Owning an investment property is an exciting achievement that offers financial security, mortgage assistance, tax breaks and deductions, and property appreciation (to name a few). With a steady increase in rental rates in Greater Vancouver and low vacancy rates, investing in Real Estate couldn’t be a better investment.

Although there are many benefits to owning rental property, there are also many factors to consider including: tenant and vendor management, regular maintenance and upkeep, accurate pricing for the current rental market, your investment needs as the owner, marketing fees, knowledge of the Residential Tenancy Act (RTA) of BC, correct forms and procedures, and risk of possible legal litigation or arbitration. Here’s how hiring a rental property manager can help guide investors through the ever-changing Real Estate and rental market in Greater Vancouver.

  1. Rental Market Expertise

Pricing rentals can be one of the most difficult tasks for investors. While it may seem sensible to go the DIY route and look at similar properties when pricing, it is also important to consider maximizing monthly income and ensure a low vacancy rate. With the help of a rental property manager, investors will gain a thorough market study and be provided with detailed information on vacancy rates, average rental values, and gain advice on property types and property features that will attract ideal tenants. This valuable market research will ensure the owner/investor is making an informed decision.

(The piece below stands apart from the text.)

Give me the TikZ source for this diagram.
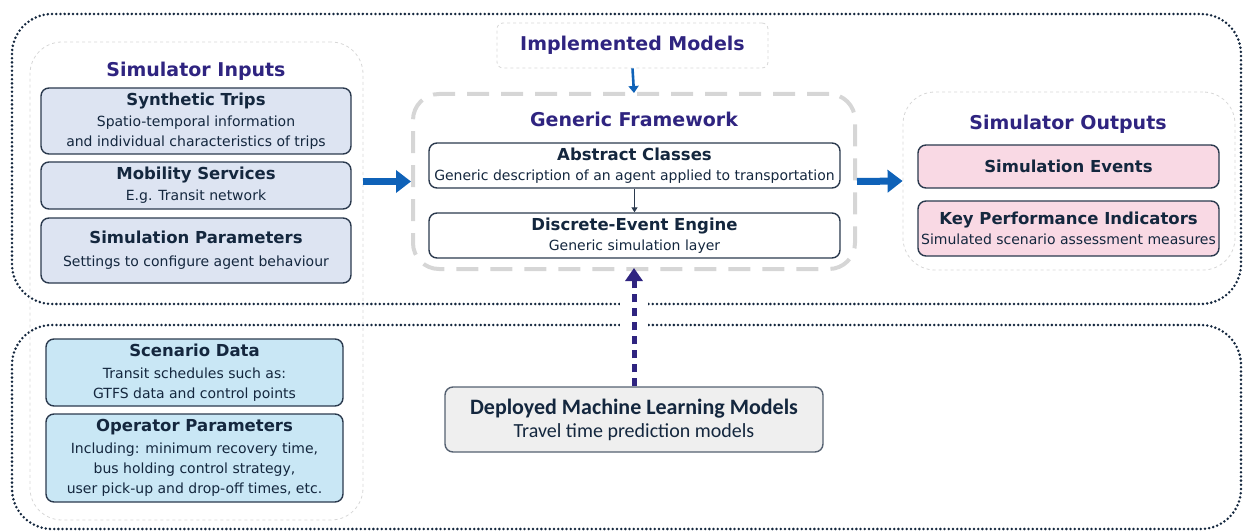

  1. Retaining & Managing Tenants

Finding the right tenants can affect an investor’s monthly income. A high vacancy rate may discourage potential renters from renting in the building and may require the investor to lower the rental price due to lack of prospective tenants and interest, which in turn affects the investor’s cash flow and ROI (return on investment). More vacancies means lost income. Another point often overlooked is finding a good tenant that will limit the amount of repairs that need to be done during the term of the tenancy, or you may get lucky and find a tenant that is willing to help out with repairs to reduce your costs! A good rental property manager will know what to look for when it comes to identifying a possible good tenant or bad tenant based on their past experience and expertise.

  1. Less Involvement

Dealing with tenant requests, paperwork, and showing properties can be time-consuming. From endless calls to requests and complaints, managing an investment property can sometimes feel like a chore. With the help of a rental property manager, an investor can reduce their level of involvement with their tenants, and ensure they have more time to focus on what’s important to them.

  1. Rental Law (Residential Tenancy Act) Expertise

Conflict resolution is important when dealing with tenants, especially when trying to create a positive relationship. A good rental property manager should have an extensive knowledge of the rental laws in BC (Residential Tenancy Act) and can help an investor avoid potential lawsuits or arbitration hearings. They will not only ensure the rental is in compliance with the laws, but also act on the investor’s behalf to resolve stressful situations like evictions and property damage.

  1. Access To A Large Network of Trades

Coordinating regular maintenance and inspections can be difficult without a trusted team of professionals. Rental property managers have access to a large network of trustworthy companies, trades, contractors, suppliers, and vendors. They will not only get the job done right, but also ensure a great price.

At CENTURY 21 Prudential Estates (RMD) Ltd., we help guide Real Estate investors to success with the help of our rental property management team. Whether you have one or multiple investment properties, our team of professionals are here to help! Contact us for a free proposal today!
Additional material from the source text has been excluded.